We’ve officially turned the corner. Andrew at 101 Centavos with more gold, and we’re not saying that just because he references us in his post. In fact, we disagree with his premise – that gym memberships are a waste of money. But Andrew’s so deft a writer that it doesn’t matter. (Side note: Can Amazon create a drone with sufficient lift to deliver kettlebells? Can we order said kettlebells to be dropped on the houses of people we don’t like?) Includes the word “pullulate”. Damn he’s good.
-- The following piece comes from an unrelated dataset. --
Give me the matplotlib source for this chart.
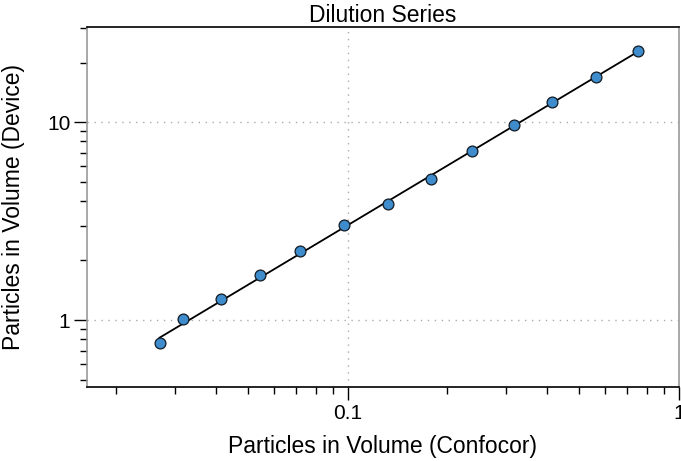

Like, Jason Hull good. Hull Financial Planning asks if spending more time at work is worth the salary increase. We’d argue that it depends on your station in life – the younger you are and the more you like your job, the more likely we’d answer “yes.” That being said, Jason determines that extra hours have a non-linear (concave) relationship to increased utility. Even worse, the benefits don’t kick in until the 48-hour-a-week mark, which we’re proud to say we did our best to avoid approaching in the first place. Just enroll in Jason’s Winning With Money course instead (link to the right).

Finally, Harry Campbell at Your PF Pro pimps some credit card.